::: Collected data

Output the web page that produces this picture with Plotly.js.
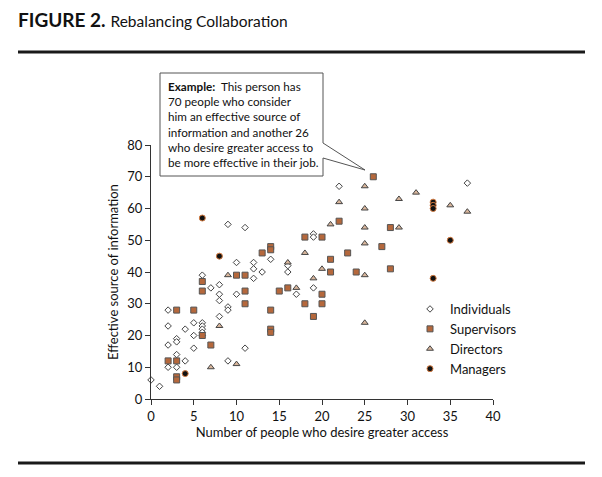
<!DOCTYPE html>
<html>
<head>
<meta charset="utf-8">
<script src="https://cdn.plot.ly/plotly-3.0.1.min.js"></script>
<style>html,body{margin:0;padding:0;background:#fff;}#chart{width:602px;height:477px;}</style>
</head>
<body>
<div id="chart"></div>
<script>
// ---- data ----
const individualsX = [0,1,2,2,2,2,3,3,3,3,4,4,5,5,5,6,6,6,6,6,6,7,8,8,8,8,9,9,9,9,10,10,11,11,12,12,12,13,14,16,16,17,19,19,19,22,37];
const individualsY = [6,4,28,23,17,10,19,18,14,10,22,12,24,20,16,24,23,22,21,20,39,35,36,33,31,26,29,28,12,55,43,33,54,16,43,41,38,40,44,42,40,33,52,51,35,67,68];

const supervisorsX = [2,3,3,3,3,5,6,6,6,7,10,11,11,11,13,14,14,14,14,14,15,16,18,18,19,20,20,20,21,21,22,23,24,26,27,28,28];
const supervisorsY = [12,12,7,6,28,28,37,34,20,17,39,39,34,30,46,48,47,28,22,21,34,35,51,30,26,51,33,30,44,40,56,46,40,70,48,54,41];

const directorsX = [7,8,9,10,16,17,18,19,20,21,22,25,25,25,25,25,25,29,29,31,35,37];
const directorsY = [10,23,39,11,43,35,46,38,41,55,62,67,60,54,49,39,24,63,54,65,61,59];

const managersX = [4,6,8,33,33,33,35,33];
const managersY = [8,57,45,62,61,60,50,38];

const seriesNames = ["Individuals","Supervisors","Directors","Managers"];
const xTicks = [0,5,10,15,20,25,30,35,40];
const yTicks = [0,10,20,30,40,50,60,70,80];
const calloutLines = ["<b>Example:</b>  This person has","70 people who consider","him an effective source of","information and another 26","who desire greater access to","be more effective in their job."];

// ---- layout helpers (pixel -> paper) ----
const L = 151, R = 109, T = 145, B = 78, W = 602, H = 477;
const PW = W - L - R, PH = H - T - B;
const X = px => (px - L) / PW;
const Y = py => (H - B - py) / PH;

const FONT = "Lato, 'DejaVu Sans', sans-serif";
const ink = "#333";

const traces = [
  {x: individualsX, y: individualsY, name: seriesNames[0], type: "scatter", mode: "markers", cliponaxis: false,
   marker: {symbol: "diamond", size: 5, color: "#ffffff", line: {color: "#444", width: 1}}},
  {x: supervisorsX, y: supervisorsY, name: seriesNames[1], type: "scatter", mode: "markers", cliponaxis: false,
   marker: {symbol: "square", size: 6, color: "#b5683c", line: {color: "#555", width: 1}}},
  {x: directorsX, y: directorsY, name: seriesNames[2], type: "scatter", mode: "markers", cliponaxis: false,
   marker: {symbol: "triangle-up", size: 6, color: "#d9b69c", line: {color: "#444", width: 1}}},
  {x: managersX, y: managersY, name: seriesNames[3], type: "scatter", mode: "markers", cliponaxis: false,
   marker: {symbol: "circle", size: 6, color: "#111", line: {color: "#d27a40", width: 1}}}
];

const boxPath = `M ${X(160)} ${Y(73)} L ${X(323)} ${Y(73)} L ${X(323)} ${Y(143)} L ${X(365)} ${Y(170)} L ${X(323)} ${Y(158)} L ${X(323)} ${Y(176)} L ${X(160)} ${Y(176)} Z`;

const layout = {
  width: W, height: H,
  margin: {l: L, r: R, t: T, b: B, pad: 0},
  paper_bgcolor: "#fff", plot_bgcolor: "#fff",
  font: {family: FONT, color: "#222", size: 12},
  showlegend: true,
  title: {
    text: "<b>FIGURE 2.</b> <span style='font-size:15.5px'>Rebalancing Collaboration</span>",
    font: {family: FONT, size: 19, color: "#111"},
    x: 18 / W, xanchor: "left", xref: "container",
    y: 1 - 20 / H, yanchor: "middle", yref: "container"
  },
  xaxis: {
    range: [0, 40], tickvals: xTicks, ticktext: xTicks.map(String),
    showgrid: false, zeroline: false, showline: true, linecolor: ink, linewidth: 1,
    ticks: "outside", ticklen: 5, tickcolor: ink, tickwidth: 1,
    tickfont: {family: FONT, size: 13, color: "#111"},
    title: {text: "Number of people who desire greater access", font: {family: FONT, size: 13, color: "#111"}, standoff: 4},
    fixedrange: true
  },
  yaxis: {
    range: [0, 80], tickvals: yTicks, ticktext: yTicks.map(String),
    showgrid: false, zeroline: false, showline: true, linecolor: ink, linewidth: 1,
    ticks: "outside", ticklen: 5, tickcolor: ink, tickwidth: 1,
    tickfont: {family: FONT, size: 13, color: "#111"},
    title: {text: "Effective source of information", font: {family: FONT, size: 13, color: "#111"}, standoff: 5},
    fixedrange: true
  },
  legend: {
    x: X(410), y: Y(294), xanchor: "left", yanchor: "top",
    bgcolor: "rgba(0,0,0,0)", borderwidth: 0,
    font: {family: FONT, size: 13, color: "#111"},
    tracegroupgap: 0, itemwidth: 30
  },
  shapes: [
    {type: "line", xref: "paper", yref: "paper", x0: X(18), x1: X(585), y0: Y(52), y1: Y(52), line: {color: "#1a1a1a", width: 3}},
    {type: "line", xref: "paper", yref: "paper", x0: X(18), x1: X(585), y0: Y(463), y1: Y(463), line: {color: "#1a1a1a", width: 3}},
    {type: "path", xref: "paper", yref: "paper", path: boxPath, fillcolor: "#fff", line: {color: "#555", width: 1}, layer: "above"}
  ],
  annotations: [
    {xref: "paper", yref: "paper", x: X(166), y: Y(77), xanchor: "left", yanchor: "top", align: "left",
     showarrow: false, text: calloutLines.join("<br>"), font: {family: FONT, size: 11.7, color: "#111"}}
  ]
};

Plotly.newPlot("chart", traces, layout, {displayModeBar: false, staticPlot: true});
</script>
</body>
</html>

::::::

§ **Problem requirements**
Restate the listing above word for word, and skip the pictures.

§ **The solution**
Output the web page that produces this picture with Plotly.js.
<!DOCTYPE html>
<html>
<head>
<meta charset="utf-8">
<script src="https://cdn.plot.ly/plotly-3.0.1.min.js"></script>
<style>html,body{margin:0;padding:0;background:#fff;}#chart{width:602px;height:477px;}</style>
</head>
<body>
<div id="chart"></div>
<script>
// ---- data ----
const individualsX = [0,1,2,2,2,2,3,3,3,3,4,4,5,5,5,6,6,6,6,6,6,7,8,8,8,8,9,9,9,9,10,10,11,11,12,12,12,13,14,16,16,17,19,19,19,22,37];
const individualsY = [6,4,28,23,17,10,19,18,14,10,22,12,24,20,16,24,23,22,21,20,39,35,36,33,31,26,29,28,12,55,43,33,54,16,43,41,38,40,44,42,40,33,52,51,35,67,68];

const supervisorsX = [2,3,3,3,3,5,6,6,6,7,10,11,11,11,13,14,14,14,14,14,15,16,18,18,19,20,20,20,21,21,22,23,24,26,27,28,28];
const supervisorsY = [12,12,7,6,28,28,37,34,20,17,39,39,34,30,46,48,47,28,22,21,34,35,51,30,26,51,33,30,44,40,56,46,40,70,48,54,41];

const directorsX = [7,8,9,10,16,17,18,19,20,21,22,25,25,25,25,25,25,29,29,31,35,37];
const directorsY = [10,23,39,11,43,35,46,38,41,55,62,67,60,54,49,39,24,63,54,65,61,59];

const managersX = [4,6,8,33,33,33,35,33];
const managersY = [8,57,45,62,61,60,50,38];

const seriesNames = ["Individuals","Supervisors","Directors","Managers"];
const xTicks = [0,5,10,15,20,25,30,35,40];
const yTicks = [0,10,20,30,40,50,60,70,80];
const calloutLines = ["<b>Example:</b>  This person has","70 people who consider","him an effective source of","information and another 26","who desire greater access to","be more effective in their job."];

// ---- layout helpers (pixel -> paper) ----
const L = 151, R = 109, T = 145, B = 78, W = 602, H = 477;
const PW = W - L - R, PH = H - T - B;
const X = px => (px - L) / PW;
const Y = py => (H - B - py) / PH;

const FONT = "Lato, 'DejaVu Sans', sans-serif";
const ink = "#333";

const traces = [
  {x: individualsX, y: individualsY, name: seriesNames[0], type: "scatter", mode: "markers", cliponaxis: false,
   marker: {symbol: "diamond", size: 5, color: "#ffffff", line: {color: "#444", width: 1}}},
  {x: supervisorsX, y: supervisorsY, name: seriesNames[1], type: "scatter", mode: "markers", cliponaxis: false,
   marker: {symbol: "square", size: 6, color: "#b5683c", line: {color: "#555", width: 1}}},
  {x: directorsX, y: directorsY, name: seriesNames[2], type: "scatter", mode: "markers", cliponaxis: false,
   marker: {symbol: "triangle-up", size: 6, color: "#d9b69c", line: {color: "#444", width: 1}}},
  {x: managersX, y: managersY, name: seriesNames[3], type: "scatter", mode: "markers", cliponaxis: false,
   marker: {symbol: "circle", size: 6, color: "#111", line: {color: "#d27a40", width: 1}}}
];

const boxPath = `M ${X(160)} ${Y(73)} L ${X(323)} ${Y(73)} L ${X(323)} ${Y(143)} L ${X(365)} ${Y(170)} L ${X(323)} ${Y(158)} L ${X(323)} ${Y(176)} L ${X(160)} ${Y(176)} Z`;

const layout = {
  width: W, height: H,
  margin: {l: L, r: R, t: T, b: B, pad: 0},
  paper_bgcolor: "#fff", plot_bgcolor: "#fff",
  font: {family: FONT, color: "#222", size: 12},
  showlegend: true,
  title: {
    text: "<b>FIGURE 2.</b> <span style='font-size:15.5px'>Rebalancing Collaboration</span>",
    font: {family: FONT, size: 19, color: "#111"},
    x: 18 / W, xanchor: "left", xref: "container",
    y: 1 - 20 / H, yanchor: "middle", yref: "container"
  },
  xaxis: {
    range: [0, 40], tickvals: xTicks, ticktext: xTicks.map(String),
    showgrid: false, zeroline: false, showline: true, linecolor: ink, linewidth: 1,
    ticks: "outside", ticklen: 5, tickcolor: ink, tickwidth: 1,
    tickfont: {family: FONT, size: 13, color: "#111"},
    title: {text: "Number of people who desire greater access", font: {family: FONT, size: 13, color: "#111"}, standoff: 4},
    fixedrange: true
  },
  yaxis: {
    range: [0, 80], tickvals: yTicks, ticktext: yTicks.map(String),
    showgrid: false, zeroline: false, showline: true, linecolor: ink, linewidth: 1,
    ticks: "outside", ticklen: 5, tickcolor: ink, tickwidth: 1,
    tickfont: {family: FONT, size: 13, color: "#111"},
    title: {text: "Effective source of information", font: {family: FONT, size: 13, color: "#111"}, standoff: 5},
    fixedrange: true
  },
  legend: {
    x: X(410), y: Y(294), xanchor: "left", yanchor: "top",
    bgcolor: "rgba(0,0,0,0)", borderwidth: 0,
    font: {family: FONT, size: 13, color: "#111"},
    tracegroupgap: 0, itemwidth: 30
  },
  shapes: [
    {type: "line", xref: "paper", yref: "paper", x0: X(18), x1: X(585), y0: Y(52), y1: Y(52), line: {color: "#1a1a1a", width: 3}},
    {type: "line", xref: "paper", yref: "paper", x0: X(18), x1: X(585), y0: Y(463), y1: Y(463), line: {color: "#1a1a1a", width: 3}},
    {type: "path", xref: "paper", yref: "paper", path: boxPath, fillcolor: "#fff", line: {color: "#555", width: 1}, layer: "above"}
  ],
  annotations: [
    {xref: "paper", yref: "paper", x: X(166), y: Y(77), xanchor: "left", yanchor: "top", align: "left",
     showarrow: false, text: calloutLines.join("<br>"), font: {family: FONT, size: 11.7, color: "#111"}}
  ]
};

Plotly.newPlot("chart", traces, layout, {displayModeBar: false, staticPlot: true});
</script>
</body>
</html>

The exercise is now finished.